Örneğin (ilk aklıma gelenler) bianet’ten, Özgürhaber’den, Özgürmedya’dan, Mersinyaşam’dan ve diğerlerinden haber, yorum okumak, farklı bir ses duymak akıllarına gelmez.
Ne doğru bir laf, yarım akıllılar için söylenmiş. Cahillikten ziyade, yarım bilgi, kulaktan dolma (savaş yanlısı boyalı basın) bilgiyle donanmak daha tehlikelidir.

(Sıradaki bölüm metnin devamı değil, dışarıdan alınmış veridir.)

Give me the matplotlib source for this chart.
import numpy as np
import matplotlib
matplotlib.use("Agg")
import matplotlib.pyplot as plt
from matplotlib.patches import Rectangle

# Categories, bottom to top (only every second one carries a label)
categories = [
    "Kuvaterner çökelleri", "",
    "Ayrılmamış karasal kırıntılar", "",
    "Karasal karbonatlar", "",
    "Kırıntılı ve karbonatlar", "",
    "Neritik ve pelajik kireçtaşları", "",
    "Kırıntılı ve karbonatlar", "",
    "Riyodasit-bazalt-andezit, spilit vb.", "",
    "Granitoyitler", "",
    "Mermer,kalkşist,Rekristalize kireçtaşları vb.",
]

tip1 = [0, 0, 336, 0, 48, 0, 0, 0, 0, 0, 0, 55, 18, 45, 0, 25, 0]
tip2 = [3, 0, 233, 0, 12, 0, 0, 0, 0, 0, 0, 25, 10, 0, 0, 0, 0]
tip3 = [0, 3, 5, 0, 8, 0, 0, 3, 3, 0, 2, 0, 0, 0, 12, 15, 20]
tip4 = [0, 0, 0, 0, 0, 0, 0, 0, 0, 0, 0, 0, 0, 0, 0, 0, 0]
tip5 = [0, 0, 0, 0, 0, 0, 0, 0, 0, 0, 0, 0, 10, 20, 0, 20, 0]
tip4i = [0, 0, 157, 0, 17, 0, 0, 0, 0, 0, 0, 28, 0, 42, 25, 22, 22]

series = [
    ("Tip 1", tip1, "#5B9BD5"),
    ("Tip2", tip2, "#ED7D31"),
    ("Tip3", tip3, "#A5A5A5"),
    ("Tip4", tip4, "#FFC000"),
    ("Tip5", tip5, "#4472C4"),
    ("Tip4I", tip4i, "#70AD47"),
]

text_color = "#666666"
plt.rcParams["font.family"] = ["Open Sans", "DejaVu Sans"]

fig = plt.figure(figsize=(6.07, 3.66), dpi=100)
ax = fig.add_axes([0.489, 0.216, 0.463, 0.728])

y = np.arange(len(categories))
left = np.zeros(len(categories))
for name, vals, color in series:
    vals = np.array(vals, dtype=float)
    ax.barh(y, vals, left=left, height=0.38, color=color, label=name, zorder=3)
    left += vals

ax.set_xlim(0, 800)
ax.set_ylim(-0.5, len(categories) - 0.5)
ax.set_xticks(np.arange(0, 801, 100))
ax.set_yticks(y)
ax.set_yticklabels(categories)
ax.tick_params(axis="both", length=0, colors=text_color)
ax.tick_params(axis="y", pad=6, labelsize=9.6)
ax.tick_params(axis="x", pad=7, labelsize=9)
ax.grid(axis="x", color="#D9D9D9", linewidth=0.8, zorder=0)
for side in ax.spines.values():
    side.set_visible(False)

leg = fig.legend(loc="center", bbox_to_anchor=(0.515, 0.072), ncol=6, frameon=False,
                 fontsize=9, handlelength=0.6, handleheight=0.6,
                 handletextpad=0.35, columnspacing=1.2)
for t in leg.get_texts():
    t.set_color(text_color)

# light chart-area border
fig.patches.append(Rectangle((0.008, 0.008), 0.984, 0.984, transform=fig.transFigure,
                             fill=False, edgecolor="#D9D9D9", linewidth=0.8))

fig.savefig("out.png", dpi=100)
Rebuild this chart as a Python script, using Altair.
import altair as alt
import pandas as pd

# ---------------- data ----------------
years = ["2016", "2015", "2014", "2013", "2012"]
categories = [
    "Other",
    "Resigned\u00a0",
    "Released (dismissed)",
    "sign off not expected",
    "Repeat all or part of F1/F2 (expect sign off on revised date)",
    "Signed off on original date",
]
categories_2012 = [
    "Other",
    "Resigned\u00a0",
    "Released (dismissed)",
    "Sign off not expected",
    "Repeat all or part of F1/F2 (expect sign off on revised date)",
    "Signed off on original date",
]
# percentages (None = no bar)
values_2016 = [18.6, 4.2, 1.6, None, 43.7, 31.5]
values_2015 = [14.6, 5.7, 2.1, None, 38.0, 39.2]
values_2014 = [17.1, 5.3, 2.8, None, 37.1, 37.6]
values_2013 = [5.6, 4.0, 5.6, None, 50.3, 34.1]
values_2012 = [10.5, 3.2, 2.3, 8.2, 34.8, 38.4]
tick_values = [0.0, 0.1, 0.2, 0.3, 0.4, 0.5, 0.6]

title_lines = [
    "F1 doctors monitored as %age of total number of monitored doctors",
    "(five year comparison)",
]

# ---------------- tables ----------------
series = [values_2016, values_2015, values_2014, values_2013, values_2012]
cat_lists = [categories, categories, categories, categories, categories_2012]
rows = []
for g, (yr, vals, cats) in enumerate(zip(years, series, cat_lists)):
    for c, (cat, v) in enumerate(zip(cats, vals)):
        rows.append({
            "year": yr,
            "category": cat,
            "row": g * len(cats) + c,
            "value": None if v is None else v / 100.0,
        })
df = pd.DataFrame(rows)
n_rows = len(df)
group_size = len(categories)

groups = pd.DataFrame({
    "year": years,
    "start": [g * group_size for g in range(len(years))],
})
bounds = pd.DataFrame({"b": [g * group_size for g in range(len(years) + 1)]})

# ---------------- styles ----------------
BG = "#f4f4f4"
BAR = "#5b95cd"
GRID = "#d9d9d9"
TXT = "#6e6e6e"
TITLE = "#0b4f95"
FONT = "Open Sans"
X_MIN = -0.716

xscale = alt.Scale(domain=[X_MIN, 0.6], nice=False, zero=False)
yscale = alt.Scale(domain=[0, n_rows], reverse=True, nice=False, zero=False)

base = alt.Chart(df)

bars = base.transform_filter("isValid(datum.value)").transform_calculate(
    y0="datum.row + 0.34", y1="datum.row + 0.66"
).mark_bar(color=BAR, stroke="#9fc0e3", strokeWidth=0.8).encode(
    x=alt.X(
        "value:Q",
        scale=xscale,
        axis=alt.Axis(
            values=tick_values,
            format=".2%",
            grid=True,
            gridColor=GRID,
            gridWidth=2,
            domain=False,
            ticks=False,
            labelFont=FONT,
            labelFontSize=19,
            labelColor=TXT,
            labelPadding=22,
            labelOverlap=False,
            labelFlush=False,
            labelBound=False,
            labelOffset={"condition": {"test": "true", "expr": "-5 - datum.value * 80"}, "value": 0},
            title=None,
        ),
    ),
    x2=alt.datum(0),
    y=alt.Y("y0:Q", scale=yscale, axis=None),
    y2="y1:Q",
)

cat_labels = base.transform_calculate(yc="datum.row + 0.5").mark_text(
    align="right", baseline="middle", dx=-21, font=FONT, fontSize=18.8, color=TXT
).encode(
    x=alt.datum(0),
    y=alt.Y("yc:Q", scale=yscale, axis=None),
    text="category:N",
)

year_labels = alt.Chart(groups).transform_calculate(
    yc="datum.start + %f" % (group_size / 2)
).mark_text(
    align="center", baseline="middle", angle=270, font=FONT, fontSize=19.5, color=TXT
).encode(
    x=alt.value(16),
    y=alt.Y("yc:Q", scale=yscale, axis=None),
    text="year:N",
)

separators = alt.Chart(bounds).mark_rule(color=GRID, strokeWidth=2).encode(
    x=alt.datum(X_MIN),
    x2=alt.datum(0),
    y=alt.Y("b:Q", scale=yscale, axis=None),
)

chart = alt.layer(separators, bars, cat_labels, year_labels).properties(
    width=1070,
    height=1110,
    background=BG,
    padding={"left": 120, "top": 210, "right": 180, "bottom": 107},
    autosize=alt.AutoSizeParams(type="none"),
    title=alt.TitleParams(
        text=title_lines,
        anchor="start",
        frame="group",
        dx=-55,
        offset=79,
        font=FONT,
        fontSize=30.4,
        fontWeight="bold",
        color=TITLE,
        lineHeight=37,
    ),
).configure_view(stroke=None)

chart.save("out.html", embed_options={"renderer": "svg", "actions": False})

Bu çocuklar nasıl büyüyecek. Bilgisayarda adam öldürmekten zevk alıyorlar. Vurdulu kırdılı filmleri keyifle izliyorlar. "Kurtlar vadisi" gibi eli kanlı faşistlerin kahramanlaştırıldığı dizileri anne babalarıyla birlikte oturup izliyorlar. Ve çocuklar doğal olarak kendilerini o katillerle özdeşleştiriyorlar.
Çözüm savaşın dışında
Ne oluyor?
Ne olacak?
Belki ordumuz bir 31 PKK’lı daha öldürecek. Biz de rahatlayacağız. Ama bu sorun, Kürt sorunu çözülmediği sürece Barış, toplumsal barış gerçekleşmeyecek. Yine Türk, Kürt insanlarımız, komşularımız, akrabalarımız belki de çocuklarımız öldürülecek. Milyonlarca Kürt’ü kesemeyeceğimize veya köleleştiremeyeceğimize göre, savaşın dışında çözüm aramak gerekmiyor mu? Savaştan beslenen insanlık düşmanlarını kaale almadan. Ki çözüm de zor değil.